My Lords, the Minister’s response is not just disappointing but extraordinarily worrying. It suggests that the Government do not know what they are committed to. All I am seeking is to put in the Bill what the Government say they intend to do anyway. By the sound of it, the Minister is reflecting a view that does not fully understand what the Government have themselves agreed to do. It sounds as if departments are acting in silos, because the response today is very different from the response of the Minister in Tuesday’s debate on the Tobacco and Vapes Bill, which was very constructive and welcome. I was simply replicating more or less the provision that the Government accepted to that other Bill. As I say, the Minister’s response is not just disappointing but very worrying in what it conveys. It reflects very badly on the department and is therefore something I shall most certainly come back to.
I have to take issue with what the noble Lord is saying. I pointed out quite clearly that we already produce an annual report on devolution. Most of this Bill relates to the provisions that we are putting in place for the devolution agenda, so they will be covered in the annual report on devolution. It is not that the department thinks that we do not need to report on what is being done; it is that we already have a provision to report on an annual basis on the devolution agenda.

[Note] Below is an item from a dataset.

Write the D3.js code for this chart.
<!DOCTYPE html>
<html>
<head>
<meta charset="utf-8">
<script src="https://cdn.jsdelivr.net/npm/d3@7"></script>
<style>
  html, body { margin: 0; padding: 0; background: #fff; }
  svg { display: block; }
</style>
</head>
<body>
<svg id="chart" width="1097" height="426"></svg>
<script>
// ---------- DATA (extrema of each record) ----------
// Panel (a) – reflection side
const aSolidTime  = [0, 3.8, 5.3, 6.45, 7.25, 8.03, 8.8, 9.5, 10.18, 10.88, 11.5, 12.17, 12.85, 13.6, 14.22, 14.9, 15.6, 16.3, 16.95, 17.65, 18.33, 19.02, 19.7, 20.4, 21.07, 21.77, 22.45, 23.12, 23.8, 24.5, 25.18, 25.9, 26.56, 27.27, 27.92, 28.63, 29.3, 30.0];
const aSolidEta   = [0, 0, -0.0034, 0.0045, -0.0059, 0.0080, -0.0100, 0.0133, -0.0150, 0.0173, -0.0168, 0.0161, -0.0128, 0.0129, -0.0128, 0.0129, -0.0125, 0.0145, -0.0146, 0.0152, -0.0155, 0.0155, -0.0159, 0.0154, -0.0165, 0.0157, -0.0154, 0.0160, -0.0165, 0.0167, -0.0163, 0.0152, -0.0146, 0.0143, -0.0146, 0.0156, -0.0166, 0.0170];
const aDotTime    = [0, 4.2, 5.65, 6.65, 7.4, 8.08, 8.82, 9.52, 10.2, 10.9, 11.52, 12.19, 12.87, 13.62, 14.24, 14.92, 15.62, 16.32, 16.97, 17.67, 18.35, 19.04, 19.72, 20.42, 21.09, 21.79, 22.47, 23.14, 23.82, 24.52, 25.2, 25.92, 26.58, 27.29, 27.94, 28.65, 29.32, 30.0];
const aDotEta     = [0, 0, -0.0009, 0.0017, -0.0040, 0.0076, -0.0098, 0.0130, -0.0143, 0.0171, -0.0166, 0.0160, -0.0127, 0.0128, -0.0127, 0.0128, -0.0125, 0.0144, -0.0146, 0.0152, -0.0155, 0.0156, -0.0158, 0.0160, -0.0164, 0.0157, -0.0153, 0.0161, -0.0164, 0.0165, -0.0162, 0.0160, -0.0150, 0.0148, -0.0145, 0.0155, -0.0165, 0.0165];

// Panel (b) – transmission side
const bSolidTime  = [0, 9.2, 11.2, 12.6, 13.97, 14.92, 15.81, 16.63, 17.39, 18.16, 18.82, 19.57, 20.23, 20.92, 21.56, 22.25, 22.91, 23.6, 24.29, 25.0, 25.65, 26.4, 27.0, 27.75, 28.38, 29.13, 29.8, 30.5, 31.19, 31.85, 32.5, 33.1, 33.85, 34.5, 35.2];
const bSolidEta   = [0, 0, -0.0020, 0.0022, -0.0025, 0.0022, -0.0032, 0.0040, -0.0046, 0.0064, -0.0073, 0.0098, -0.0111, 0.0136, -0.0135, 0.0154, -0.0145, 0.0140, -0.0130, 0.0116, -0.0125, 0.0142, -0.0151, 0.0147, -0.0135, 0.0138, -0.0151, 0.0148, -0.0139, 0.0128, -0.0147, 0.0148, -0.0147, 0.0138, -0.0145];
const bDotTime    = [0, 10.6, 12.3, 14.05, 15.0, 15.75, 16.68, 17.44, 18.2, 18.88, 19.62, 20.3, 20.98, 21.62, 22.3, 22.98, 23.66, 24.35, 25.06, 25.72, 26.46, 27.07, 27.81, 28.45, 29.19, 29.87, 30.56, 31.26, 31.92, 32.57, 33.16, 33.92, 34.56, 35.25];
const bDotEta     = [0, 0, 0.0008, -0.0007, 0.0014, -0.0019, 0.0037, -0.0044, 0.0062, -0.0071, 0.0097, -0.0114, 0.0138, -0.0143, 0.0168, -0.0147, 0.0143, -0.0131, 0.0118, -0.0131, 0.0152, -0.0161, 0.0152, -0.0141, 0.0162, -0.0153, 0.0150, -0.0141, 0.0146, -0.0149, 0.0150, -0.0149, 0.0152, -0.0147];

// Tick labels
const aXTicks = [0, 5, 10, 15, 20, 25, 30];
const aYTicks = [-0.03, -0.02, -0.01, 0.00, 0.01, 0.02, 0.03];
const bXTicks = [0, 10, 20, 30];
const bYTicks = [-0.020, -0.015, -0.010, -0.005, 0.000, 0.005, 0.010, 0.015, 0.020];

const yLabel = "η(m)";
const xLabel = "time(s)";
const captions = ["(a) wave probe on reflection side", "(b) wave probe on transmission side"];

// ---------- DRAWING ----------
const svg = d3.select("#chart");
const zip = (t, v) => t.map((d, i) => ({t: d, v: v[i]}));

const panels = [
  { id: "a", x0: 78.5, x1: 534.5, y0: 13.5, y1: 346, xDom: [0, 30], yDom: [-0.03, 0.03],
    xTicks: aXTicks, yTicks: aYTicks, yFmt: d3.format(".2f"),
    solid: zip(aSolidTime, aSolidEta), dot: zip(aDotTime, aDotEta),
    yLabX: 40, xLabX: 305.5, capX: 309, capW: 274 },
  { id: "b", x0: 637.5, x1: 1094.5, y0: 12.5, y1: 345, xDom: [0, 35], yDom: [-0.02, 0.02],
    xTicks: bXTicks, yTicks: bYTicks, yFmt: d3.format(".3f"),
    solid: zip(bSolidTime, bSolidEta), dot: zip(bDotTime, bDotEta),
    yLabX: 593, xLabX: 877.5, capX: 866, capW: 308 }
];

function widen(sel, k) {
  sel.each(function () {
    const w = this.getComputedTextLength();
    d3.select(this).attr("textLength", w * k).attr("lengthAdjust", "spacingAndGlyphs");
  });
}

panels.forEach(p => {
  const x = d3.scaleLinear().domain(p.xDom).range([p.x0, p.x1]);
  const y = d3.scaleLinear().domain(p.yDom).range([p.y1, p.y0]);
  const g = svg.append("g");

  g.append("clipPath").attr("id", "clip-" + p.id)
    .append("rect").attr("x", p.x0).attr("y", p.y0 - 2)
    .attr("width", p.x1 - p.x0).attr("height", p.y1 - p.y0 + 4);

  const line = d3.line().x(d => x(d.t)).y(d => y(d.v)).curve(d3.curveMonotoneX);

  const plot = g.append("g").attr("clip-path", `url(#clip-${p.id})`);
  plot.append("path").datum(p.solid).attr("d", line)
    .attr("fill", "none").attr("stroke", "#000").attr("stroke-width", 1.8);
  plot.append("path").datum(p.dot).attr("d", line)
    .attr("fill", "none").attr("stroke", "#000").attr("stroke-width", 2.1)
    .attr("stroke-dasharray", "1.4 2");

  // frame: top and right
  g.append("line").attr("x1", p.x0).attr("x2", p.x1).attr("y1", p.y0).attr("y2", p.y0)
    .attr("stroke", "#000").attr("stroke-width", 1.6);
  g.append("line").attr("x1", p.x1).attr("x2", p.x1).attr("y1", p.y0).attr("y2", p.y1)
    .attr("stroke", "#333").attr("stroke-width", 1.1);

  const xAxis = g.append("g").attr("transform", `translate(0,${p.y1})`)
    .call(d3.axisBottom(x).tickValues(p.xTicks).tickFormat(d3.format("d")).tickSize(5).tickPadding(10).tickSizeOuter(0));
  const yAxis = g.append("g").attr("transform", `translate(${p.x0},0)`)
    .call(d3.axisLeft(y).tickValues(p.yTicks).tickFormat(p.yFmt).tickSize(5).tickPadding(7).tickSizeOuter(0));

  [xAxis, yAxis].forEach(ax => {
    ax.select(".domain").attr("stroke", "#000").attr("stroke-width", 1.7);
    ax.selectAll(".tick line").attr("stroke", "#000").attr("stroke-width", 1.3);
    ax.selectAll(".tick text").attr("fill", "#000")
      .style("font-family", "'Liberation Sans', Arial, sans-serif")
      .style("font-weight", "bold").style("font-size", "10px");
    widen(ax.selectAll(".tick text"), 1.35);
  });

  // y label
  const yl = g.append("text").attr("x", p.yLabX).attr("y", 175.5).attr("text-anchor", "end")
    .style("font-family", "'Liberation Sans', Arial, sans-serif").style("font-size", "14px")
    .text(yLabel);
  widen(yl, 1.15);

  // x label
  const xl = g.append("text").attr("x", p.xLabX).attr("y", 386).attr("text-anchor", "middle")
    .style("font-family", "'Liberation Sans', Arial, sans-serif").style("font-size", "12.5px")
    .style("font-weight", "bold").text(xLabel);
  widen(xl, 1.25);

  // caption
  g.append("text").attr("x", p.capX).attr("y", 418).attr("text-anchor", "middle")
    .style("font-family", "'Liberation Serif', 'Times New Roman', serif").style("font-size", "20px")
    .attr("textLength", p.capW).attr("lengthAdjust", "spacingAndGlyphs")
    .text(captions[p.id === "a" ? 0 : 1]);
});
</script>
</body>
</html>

My Lords, there is a difference between reporting what is happening and actually reviewing an Act in its totality and—as my noble friend mentioned when we started this Bill, and as she referred to today—identifying what it is designed to achieve, its objectives, and therefore something against which it can be measured. That is why I think it is so important, and certainly something to which we will return on Report. In the meantime, I beg leave to withdraw the amendment.